Can the P1S print multiple colors without the AMS? Only through manual filament swaps. You can pause the print at specific layer heights, swap filament, and resume. This works for simple two-tone prints but is impractical for complex multi-color designs with frequent changes within the same layer.

How much filament does the AMS waste on color changes? Each color change requires a purge block to clear the previous color. Based on print community data, purge waste ranges from 5-15% of total filament on a typical multi-color print. Bambu Studio allows some optimization of purge volume, and printing purge blocks as infill for other parts can reduce waste.

Does the AMS work with all filament brands? Yes. The AMS works with any 1.75mm filament, including third-party brands. Bambu-branded filaments include RFID tags that auto-load print profiles, but third-party filaments work fine with manual profile selection. Based on owner data, some flexible filaments (TPU) and very soft materials may have higher jam rates in the AMS feed tubes.

Is the AMS loud? The AMS adds mechanical noise during filament changes — the rewinding and feeding process is audible. During normal printing between color changes, it adds no noise. Based on owner data, the noise is brief and not significantly louder than the printer itself.

Can I use the AMS just for filament switching, not multi-color? Yes. A practical use case is loading 4 spools of the same color and letting the AMS automatically switch to a fresh spool when one runs out mid-print. This enables extremely long unattended prints without filament runout failures. Based on print community data, this is a popular use case for farm operators and overnight printing.
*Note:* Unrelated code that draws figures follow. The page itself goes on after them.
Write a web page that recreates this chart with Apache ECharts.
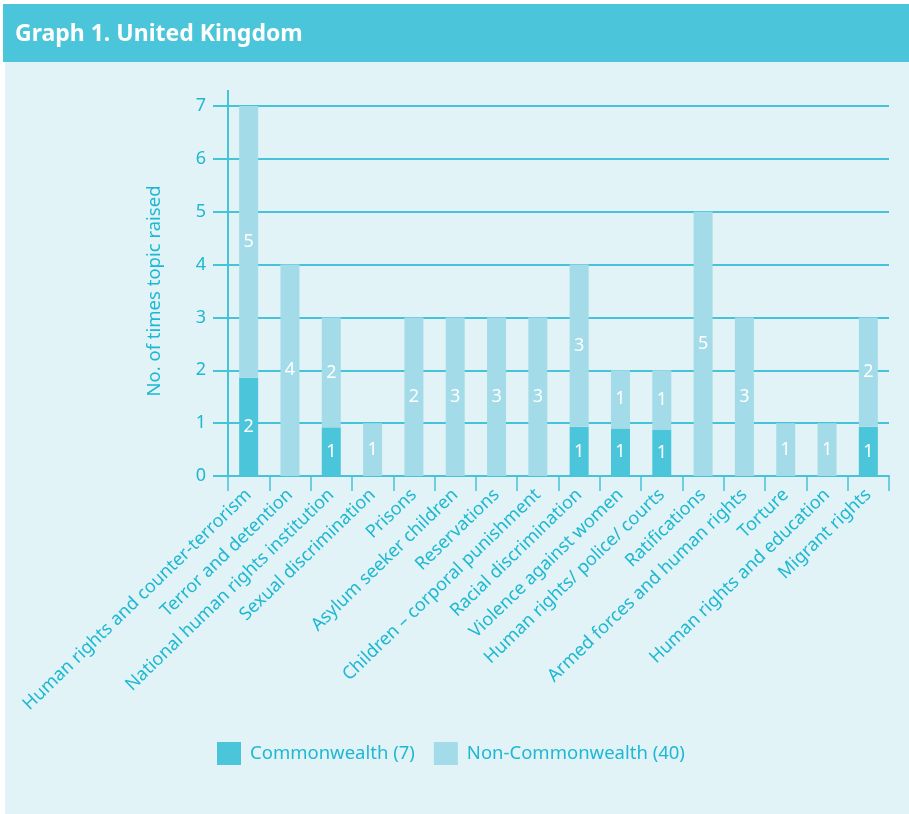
<!DOCTYPE html>
<html><head><meta charset="utf-8">
<script src="https://cdn.jsdelivr.net/npm/echarts@6/dist/echarts.min.js"></script>
<style>
html,body{margin:0;padding:0;background:#fff;}
#wrap{position:relative;width:909px;height:814px;overflow:hidden;}
#bar{position:absolute;left:3px;top:4px;width:906px;height:58px;background:#4ac5d9;}
#panel{position:absolute;left:5px;top:62px;width:904px;height:752px;background:#e1f3f6;}
#chart{position:absolute;left:0;top:0;width:909px;height:814px;}
</style></head>
<body><div id="wrap"><div id="bar"></div><div id="panel"></div><div id="chart"></div></div>
<script>
const categories = [
  'Human rights and counter-terrorism', 'Terror and detention', 'National human rights institution',
  'Sexual discrimination', 'Prisons', 'Asylum seeker children', 'Reservations',
  'Children \u2013 corporal punishment', 'Racial discrimination', 'Violence against women',
  'Human rights/ police/ courts', 'Ratifications', 'Armed forces and human rights', 'Torture',
  'Human rights and education', 'Migrant rights'
];
// printed counts
const commonwealthLabels    = [2, 0, 1, 0, 0, 0, 0, 0, 1, 1, 1, 0, 0, 0, 0, 1];
const nonCommonwealthLabels = [5, 4, 2, 1, 2, 3, 3, 3, 3, 1, 1, 5, 3, 1, 1, 2];
// drawn bar heights
const commonwealthHeights    = [1.86, 0, 0.92, 0, 0, 0, 0, 0, 0.93, 0.9, 0.88, 0, 0, 0, 0, 0.93];
const nonCommonwealthHeights = [5.14, 4, 2.08, 1, 3, 3, 3, 3, 3.07, 1.1, 1.12, 5, 3, 1, 1, 2.07];
const yTicks = [0, 1, 2, 3, 4, 5, 6, 7];
const seriesNames = ['Commonwealth (7)', 'Non-Commonwealth (40)'];

const TEXT = '#1fb8d2';
const LINE = '#45c4d9';
const FONT = '"Noto Sans", "Open Sans", sans-serif';

function lbl(arr) {
  return {
    show: true, position: 'inside', color: '#ffffff', fontSize: 18, fontFamily: FONT,
    formatter: p => arr[p.dataIndex] ? String(arr[p.dataIndex]) : ''
  };
}

const chart = echarts.init(document.getElementById('chart'), null, {renderer: 'canvas'});
chart.setOption({
  backgroundColor: 'transparent',
  animation: false,
  title: {
    text: 'Graph 1. United Kingdom', left: 10, top: 18,
    textStyle: {color: '#ffffff', fontSize: 23, fontWeight: 'bold', fontFamily: FONT}
  },
  legend: {
    left: 217, top: 742, padding: 0, itemWidth: 24, itemHeight: 23, itemGap: 19, icon: 'rect',
    data: seriesNames,
    textStyle: {color: TEXT, fontSize: 18.5, fontFamily: FONT, padding: [0, 0, 0, 4]}
  },
  grid: {left: 228, right: 20, top: 106, bottom: 338, containLabel: false},
  xAxis: {
    type: 'category', data: categories,
    axisLine: {lineStyle: {color: LINE, width: 2}},
    axisTick: {show: true, length: 15, lineStyle: {color: LINE, width: 1.5}},
    axisLabel: {interval: 0, rotate: 44, color: TEXT, fontSize: 18, fontFamily: FONT, margin: 16}
  },
  yAxis: {
    type: 'value', min: yTicks[0], max: yTicks[yTicks.length - 1], interval: 1,
    name: 'No. of times topic raised', nameLocation: 'middle', nameGap: 64,
    nameTextStyle: {color: TEXT, fontSize: 18.5, fontFamily: FONT},
    axisLine: {show: true, lineStyle: {color: LINE, width: 2}, symbol: ['none', 'rect'], symbolSize: [2, 32]},
    axisTick: {show: true, length: 15, lineStyle: {color: LINE, width: 2}},
    axisLabel: {color: TEXT, fontSize: 18, fontFamily: FONT, margin: 22},
    splitLine: {show: true, lineStyle: {color: LINE, width: 2}}
  },
  series: [
    {name: seriesNames[0], type: 'bar', stack: 'a', barWidth: 19, data: commonwealthHeights,
     itemStyle: {color: '#4ac5da'}, label: lbl(commonwealthLabels)},
    {name: seriesNames[1], type: 'bar', stack: 'a', barWidth: 19, data: nonCommonwealthHeights,
     itemStyle: {color: '#a3dce8'}, label: lbl(nonCommonwealthLabels)}
  ]
});
</script>
</body></html>
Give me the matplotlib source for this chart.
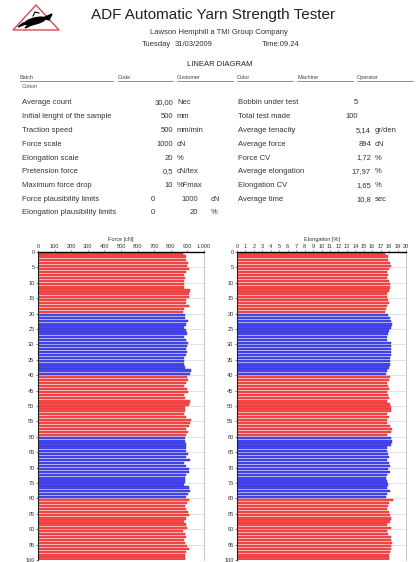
import numpy as np
import matplotlib
matplotlib.use("Agg")
import matplotlib.pyplot as plt
from matplotlib.patches import Polygon, Ellipse

plt.rcParams['font.family'] = ['Liberation Sans', 'DejaVu Sans']

# 100 breaks, 5 bobbins x 20 tests
force = [875, 891, 890, 901, 900, 907, 891, 881, 887, 877,
         877, 878, 915, 911, 907, 891, 890, 911, 881, 875,
         887, 886, 901, 891, 881, 890, 895, 881, 891, 901,
         895, 894, 900, 890, 877, 881, 878, 887, 921, 917,
         895, 901, 891, 881, 900, 901, 881, 887, 915, 907,
         887, 886, 881, 891, 921, 917, 907, 891, 906, 890,
         887, 886, 891, 890, 891, 901, 890, 917, 881, 891,
         911, 907, 891, 887, 886, 881, 907, 915, 906, 891,
         907, 895, 887, 891, 901, 907, 890, 881, 891, 895,
         875, 887, 891, 881, 886, 895, 911, 891, 887, 883]

elongation = [17.47, 17.87, 17.87, 18.11, 18.27, 17.99, 17.79, 17.87, 17.79, 17.99,
              18.11, 18.11, 17.99, 17.79, 17.71, 17.87, 17.99, 17.71, 17.59, 17.47,
              17.87, 18.11, 18.27, 18.39, 18.19, 18.03, 17.87, 17.79, 17.71, 18.27,
              18.19, 18.19, 18.19, 18.19, 18.11, 18.11, 18.11, 17.99, 17.79, 17.59,
              18.11, 17.99, 17.71, 17.87, 17.99, 17.79, 17.87, 17.99, 17.79, 18.11,
              18.27, 18.19, 17.79, 17.99, 17.71, 17.79, 18.11, 18.39, 18.27, 17.79,
              18.27, 18.39, 18.27, 17.79, 17.71, 17.87, 17.99, 17.79, 17.99, 18.11,
              17.87, 18.11, 17.79, 17.59, 17.71, 17.87, 17.79, 18.11, 17.79, 17.59,
              18.50, 17.99, 17.87, 17.79, 17.99, 18.11, 18.27, 18.11, 17.79, 18.19,
              17.71, 17.87, 18.19, 18.27, 18.39, 18.19, 18.27, 18.11, 17.99, 17.99]

tests_per_bobbin = 20

force_ticks = list(range(0, 1001, 100))
force_ticklabels = [str(v) for v in force_ticks[:-1]] + ['1.000']
elong_ticks = list(range(0, 21))
row_ticks = list(range(0, 101, 5))

fields = ['Batch', 'Code', 'Customer', 'Color', 'Machine', 'Operator']
batch_value = 'Cotton'

left_labels = ['Average count', 'Initial lenght of the sample', 'Traction speed',
               'Force scale', 'Elongation scale', 'Pretension force',
               'Maximum force drop', 'Force plausibility limits',
               'Elongation plausibility limits']
left_values = ['30,00', '500', '500', '1000', '20', '0,5', '10', '1000', '20']
left_units = ['Nec', 'mm', 'mm/min', 'cN', '%', 'cN/tex', '%Fmax', 'cN', '%']
limit_low = ['0', '0']

right_labels = ['Bobbin under test', 'Total test made', 'Average tenacity',
                'Average force', 'Force CV', 'Average elongation',
                'Elongation CV', 'Average time']
right_values = ['5', '100', '5,14', '894', '1,72', '17,97', '1,65', '10,8']
right_units = ['', '', 'gr/den', 'cN', '%', '%', '%', 'sec']

W, H = 420, 562
fig = plt.figure(figsize=(W / 100, H / 100), dpi=100)

# page layer in pixel units
bg = fig.add_axes([0, 0, 1, 1])
bg.set_xlim(0, W)
bg.set_ylim(H, 0)
bg.axis('off')

# logo
tri = Polygon([[36, 5], [59, 30], [13, 30]], closed=True, fill=False,
              edgecolor='#d84a5a', linewidth=1.0, joinstyle='round')
bg.add_patch(tri)
bg.add_patch(Ellipse((35, 21), 21, 6, angle=-14, color='black'))
bg.add_patch(Polygon([[23, 23], [18, 27], [28, 23]], color='black'))
bg.add_patch(Polygon([[43, 18], [52, 14], [49, 20]], color='black'))
bg.add_patch(Polygon([[30, 23], [25, 28], [34, 24]], color='black'))
bg.plot([33, 35, 39], [16, 12, 13], color='black', lw=0.8)

txt = '#333333'
bg.text(213, 15, 'ADF Automatic Yarn Strength Tester', fontsize=11,
        ha='center', va='center', color='#222222')
bg.text(219, 33, 'Lawson Hemphill a TMI Group Company', fontsize=5.5,
        ha='center', va='center', color=txt)
bg.text(142, 45, 'Tuesday', fontsize=5.5, va='center', color=txt)
bg.text(175, 45, '31/03/2009', fontsize=5.5, va='center', color=txt)
bg.text(262, 45, 'Time:09.24', fontsize=5.5, va='center', color=txt)
bg.text(220, 65, 'LINEAR DIAGRAM', fontsize=5.5, ha='center', va='center',
        color='#222222')

field_x = [20, 118, 177, 237, 297, 357]
field_end = [113, 173, 233, 293, 353, 413]
for name, x0, x1 in zip(fields, field_x, field_end):
    bg.text(x0, 79, name, fontsize=4, va='baseline', color='#444444')
    bg.plot([x0, x1], [80.5, 80.5], color='#666666', lw=0.5)
bg.text(22, 88, batch_value, fontsize=4, va='baseline', color='#555555')

row_y = 103
row_step = 13.75
for i, lab in enumerate(left_labels):
    y = row_y + i * row_step
    bg.text(22, y, lab, fontsize=5.5, va='center', color=txt)
    if i < 7:
        bg.text(173, y, left_values[i], fontsize=5.5, ha='right', va='center', color=txt)
        bg.text(177, y, left_units[i], fontsize=5.5, va='center', color=txt)
    else:
        bg.text(153, y, limit_low[i - 7], fontsize=5.5, ha='center', va='center', color=txt)
        bg.text(198, y, left_values[i], fontsize=5.5, ha='right', va='center', color=txt)
        bg.text(211, y, left_units[i], fontsize=5.5, va='center', color=txt)

for i, lab in enumerate(right_labels):
    y = row_y + i * row_step
    bg.text(238, y, lab, fontsize=5.5, va='center', color=txt)
    if right_units[i]:
        bg.text(371, y, right_values[i], fontsize=5.5, ha='right', va='center', color=txt)
        bg.text(375, y, right_units[i], fontsize=5.5, va='center', color=txt)
    else:
        bg.text(358, y, right_values[i], fontsize=5.5, ha='right', va='center', color=txt)

red_face, red_edge = '#f44a4a', '#e23232'
blue_face, blue_edge = '#4848ec', '#2e2ed8'


def bar_panel(rect, values, xmax, ticks, ticklabels, title):
    ax = fig.add_axes(rect)
    rows = np.arange(len(values))
    odd = (rows // tests_per_bobbin) % 2 == 1
    faces = [blue_face if o else red_face for o in odd]
    edges = [blue_edge if o else red_edge for o in odd]
    ax.barh(rows + 0.5, values, height=0.74, color=faces, edgecolor=edges,
            linewidth=0.3, zorder=2)
    ax.set_xlim(0, xmax)
    ax.set_ylim(100, 0)
    ax.set_yticks(row_ticks)
    ax.set_yticklabels([str(v) for v in row_ticks])
    ax.set_xticks(ticks)
    ax.set_xticklabels(ticklabels)
    ax.xaxis.tick_top()
    ax.xaxis.set_label_position('top')
    ax.set_xlabel(title, fontsize=4, labelpad=1.5, color=txt)
    ax.tick_params(axis='both', labelsize=4.1, length=1.5, width=0.4, pad=1,
                   colors=txt)
    ax.yaxis.grid(True, color='#d6d6d6', lw=0.5, zorder=1)
    ax.set_axisbelow(True)
    ax.spines['top'].set_color('black')
    ax.spines['top'].set_linewidth(1.0)
    ax.spines['left'].set_color('#222222')
    ax.spines['left'].set_linewidth(0.8)
    ax.spines['right'].set_color('#bbbbbb')
    ax.spines['right'].set_linewidth(0.6)
    ax.spines['bottom'].set_visible(False)
    return ax


ax_top = 252
ax_bottom = 560
frac_b = (H - ax_bottom) / H
frac_h = (ax_bottom - ax_top) / H
bar_panel([38 / W, frac_b, 166 / W, frac_h], force, 1000,
          force_ticks, force_ticklabels, 'Force [cN]')
bar_panel([237 / W, frac_b, 169 / W, frac_h], elongation, 20,
          elong_ticks, [str(v) for v in elong_ticks], 'Elongation [%]')

fig.savefig('out.png', dpi=100)
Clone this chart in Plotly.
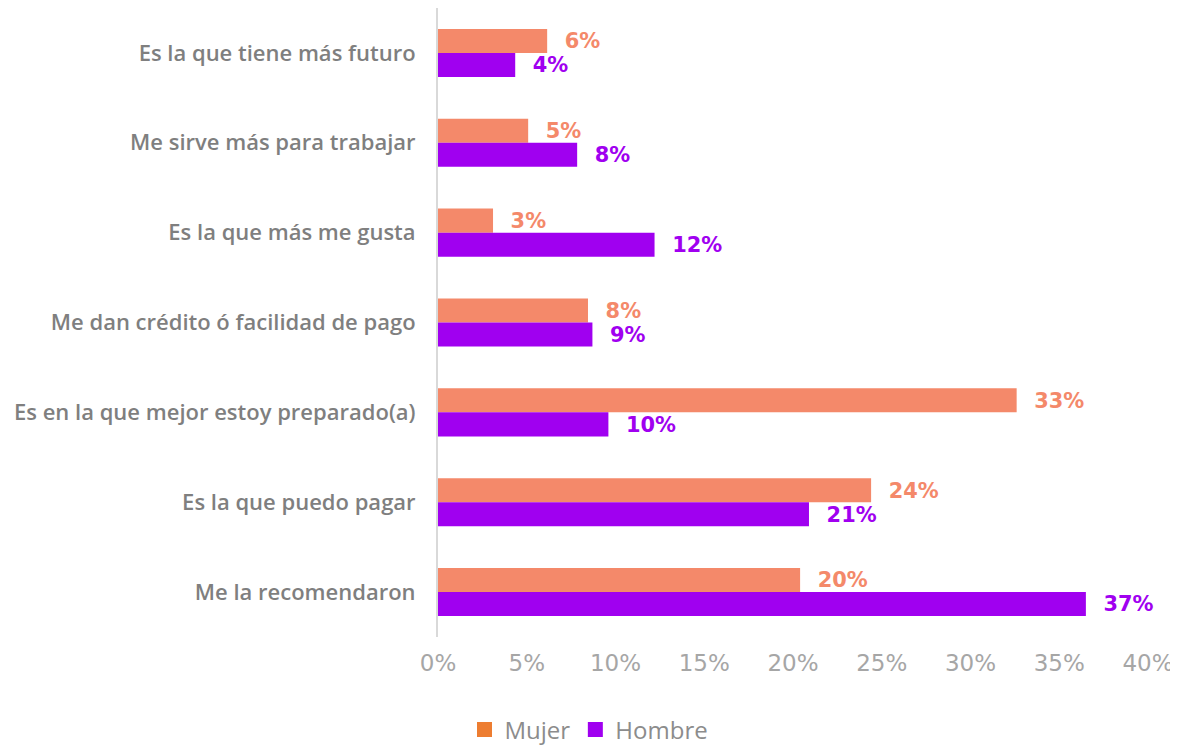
import plotly.graph_objects as go

categories = [
    "Es la que tiene más futuro",
    "Me sirve más para trabajar",
    "Es la que más me gusta",
    "Me dan crédito ó facilidad de pago",
    "Es en la que mejor estoy preparado(a)",
    "Es la que puedo pagar",
    "Me la recomendaron",
]
mujer = [6.15, 5.08, 3.1, 8.45, 32.6, 24.4, 20.4]
hombre = [4.35, 7.84, 12.2, 8.7, 9.6, 20.9, 36.5]
mujer_labels = ["6%", "5%", "3%", "8%", "33%", "24%", "20%"]
hombre_labels = ["4%", "8%", "12%", "9%", "10%", "21%", "37%"]
x_ticks = [0, 5, 10, 15, 20, 25, 30, 35, 40]
x_tick_labels = ["0%", "5%", "10%", "15%", "20%", "25%", "30%", "35%", "40%"]

MUJER_BAR = "#F4896A"
MUJER_LEG = "#ED7D31"
HOMBRE = "#A000F0"
PAD = "\u00a0\u00a0"
LABEL_FONT = "DejaVu Sans"

# The page places the figure 8px from the top-left corner (body margin),
# so the figure is sized 8px smaller and margins are shifted accordingly.
W, H = 1170, 740

fig = go.Figure()
fig.add_trace(go.Bar(
    y=categories, x=mujer, orientation="h", name="Mujer",
    marker=dict(color=MUJER_BAR, line=dict(width=0)),
    text=[PAD + t for t in mujer_labels], textposition="outside",
    textfont=dict(color=MUJER_BAR, size=27, family=LABEL_FONT, weight="bold"),
    cliponaxis=False, showlegend=False,
))
fig.add_trace(go.Bar(
    y=categories, x=hombre, orientation="h", name="Hombre",
    marker=dict(color=HOMBRE, line=dict(width=0)),
    text=[PAD + t for t in hombre_labels], textposition="outside",
    textfont=dict(color=HOMBRE, size=27, family=LABEL_FONT, weight="bold"),
    cliponaxis=False, showlegend=False,
))
# legend entries
fig.add_trace(go.Scatter(x=[None], y=[None], mode="markers", name="Mujer",
                         marker=dict(symbol="square", size=15, color=MUJER_LEG)))
fig.add_trace(go.Scatter(x=[None], y=[None], mode="markers", name="Hombre",
                         marker=dict(symbol="square", size=15, color=HOMBRE)))

fig.update_layout(
    width=W, height=H,
    margin=dict(l=430, r=30, t=0, b=111),
    plot_bgcolor="white", paper_bgcolor="white",
    barmode="group", bargap=0.465, bargroupgap=0,
    legend=dict(orientation="h", x=581 / W, xref="container", xanchor="center",
                y=1 - 722 / H, yref="container", yanchor="middle",
                font=dict(size=24, color="#8C8C8C", family="Open Sans"),
                itemwidth=30, traceorder="normal"),
    font=dict(family="Open Sans"),
)
fig.update_xaxes(
    range=[0, 40], tickvals=x_ticks, ticktext=x_tick_labels,
    showgrid=False, zeroline=False, showline=False, ticks="",
    tickfont=dict(size=23, color="#A6A6A6", family="DejaVu Sans"),
    ticklabelstandoff=10, automargin=False,
)
fig.update_yaxes(
    categoryorder="array", categoryarray=categories, autorange="reversed",
    showgrid=False, zeroline=False, showline=True, linecolor="#D9D9D9", linewidth=2,
    ticks="", ticklabelstandoff=16, automargin=False,
    tickfont=dict(size=22, color="#7F7F7F", family="Open Sans", weight=600),
)

fig.write_html("out.html")
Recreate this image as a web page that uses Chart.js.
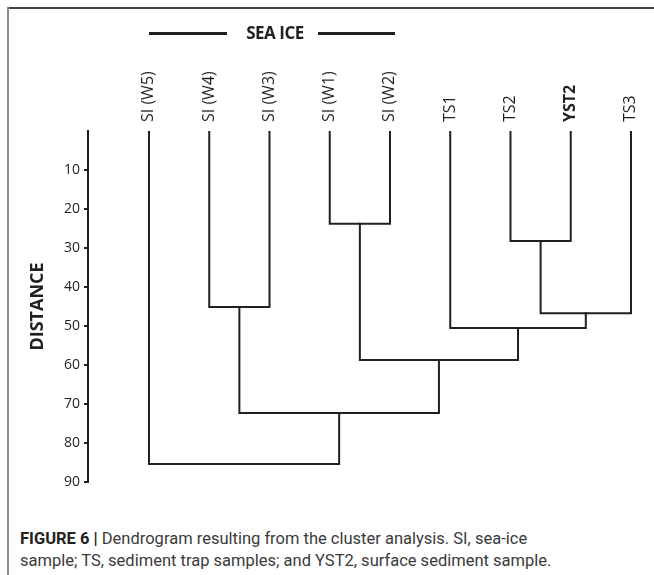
<!DOCTYPE html>
<html>
<head>
<meta charset="utf-8">
<script src="https://cdn.jsdelivr.net/npm/chart.js@4"></script>
<style>
  html, body { margin:0; padding:0; background:#fff; }
  #wrap { position:relative; width:654px; height:575px; overflow:hidden; }
  #frameTop { position:absolute; left:7px; top:7px; width:647px; height:2px; background:#444; }
  #frameLeft { position:absolute; left:7px; top:7px; width:2px; height:568px; background:#8a8a8a; }
  #chartBox { position:absolute; left:0; top:0; width:654px; height:500px; }
  .seaLine { position:absolute; top:32px; height:3px; background:#231f20; }
  #seaText { position:absolute; left:230px; width:90px; top:21px; text-align:center;
             font-family:'Open Sans'; font-weight:700; font-size:17px; color:#231f20; letter-spacing:-0.5px; line-height:24px; }
  .cap { position:absolute; left:20px; font-family:Roboto, 'Liberation Sans', sans-serif; font-size:16.5px;
         color:#3a3a3a; white-space:nowrap; line-height:22px; }
  .cap b { color:#222; }
</style>
</head>
<body>
<div id="wrap">
  <div id="frameTop"></div>
  <div id="frameLeft"></div>
  <div id="chartBox"><canvas id="c"></canvas></div>
  <div class="seaLine" style="left:149px; width:78px;"></div>
  <div id="seaText">SEA ICE</div>
  <div class="seaLine" style="left:318px; width:77px;"></div>
  <div class="cap" style="top:528px;"><b>FIGURE 6 |</b> Dendrogram resulting from the cluster analysis. SI, sea-ice</div>
  <div class="cap" style="top:550px;">sample; TS, sediment trap samples; and YST2, surface sediment sample.</div>
</div>
<script>
// ---- data ----
const leaves = ['SI (W5)', 'SI (W4)', 'SI (W3)', 'SI (W1)', 'SI (W2)', 'TS1', 'TS2', 'YST2', 'TS3'];
const boldLeaves = ['YST2'];
// merges: clusters 0..8 are leaves, merge k creates cluster 9+k
const mergeLeft   = [3, 6, 1, 10, 5, 9, 11, 0];
const mergeRight  = [4, 7, 2, 8, 12, 13, 14, 15];
const mergeHeight = [23.8, 28.2, 45.1, 46.7, 50.5, 58.7, 72.3, 85.4];
const distanceTicks = [10, 20, 30, 40, 50, 60, 70, 80, 90];

// ---- build link paths from data ----
const clusterX = leaves.map((_, i) => i);
const clusterH = leaves.map(() => 0);
const datasets = [];
mergeLeft.forEach((l, k) => {
  const r = mergeRight[k], h = mergeHeight[k];
  datasets.push({
    data: [
      {x: clusterX[l], y: clusterH[l]},
      {x: clusterX[l], y: h},
      {x: clusterX[r], y: h},
      {x: clusterX[r], y: clusterH[r]}
    ]
  });
  clusterX.push((clusterX[l] + clusterX[r]) / 2);
  clusterH.push(h);
});

const INK = '#231f20';
new Chart(document.getElementById('c'), {
  type: 'scatter',
  data: {
    datasets: datasets.map(d => Object.assign(d, {
      showLine: true, borderColor: INK, borderWidth: 2, pointRadius: 0,
      pointHoverRadius: 0, tension: 0, fill: false, borderJoinStyle: 'miter', borderCapStyle: 'square'
    }))
  },
  options: {
    responsive: true, maintainAspectRatio: false, animation: false,
    layout: { padding: { top: 0, left: 0, right: 10, bottom: 18 } },
    plugins: { legend: { display: false }, tooltip: { enabled: false } },
    scales: {
      x: {
        type: 'linear', position: 'top', min: -1.0124, max: 8.216,
        afterBuildTicks: s => { s.ticks = leaves.map((_, i) => ({ value: i })); },
        afterFit: s => { s.height = 131; },
        grid: { display: false }, border: { display: false },
        ticks: {
          autoSkip: false, minRotation: 90, maxRotation: 90, padding: 1, labelOffset: 19, color: INK,
          callback: v => leaves[v],
          font: ctx => ({ family: 'Open Sans', size: 16,
                          weight: boldLeaves.includes(leaves[ctx.index]) ? 'bold' : 'normal' })
        }
      },
      y: {
        type: 'linear', reverse: true, min: 0, max: 90,
        afterBuildTicks: s => { s.ticks = distanceTicks.map(v => ({ value: v })); },
        afterFit: s => { s.width = 88; },
        border: { display: true, color: INK, width: 2 },
        grid: { drawOnChartArea: false, drawTicks: true, tickLength: 4, color: INK, lineWidth: 2 },
        ticks: { padding: 4, color: INK, font: { family: 'Open Sans', size: 14 } },
        title: { display: true, text: 'DISTANCE', color: INK,
                 font: { family: 'Open Sans', size: 18, weight: 'bold' }, padding: { top: 27, bottom: 0 } }
      }
    }
  }
});
</script>
</body>
</html>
P1S Combo or X1 Carbon — which is better? The X1 Carbon ($1,449) adds a hardened steel nozzle, a built-in AI camera with lidar-assisted bed leveling, and higher build quality over the P1S Combo ($899). If you print abrasive filaments or want the absolute best Bambu has to offer, the X1 Carbon justifies its premium. For most users printing PLA, PETG, and standard materials, the P1S Combo delivers 90% of the X1 Carbon experience at 62% of the cost.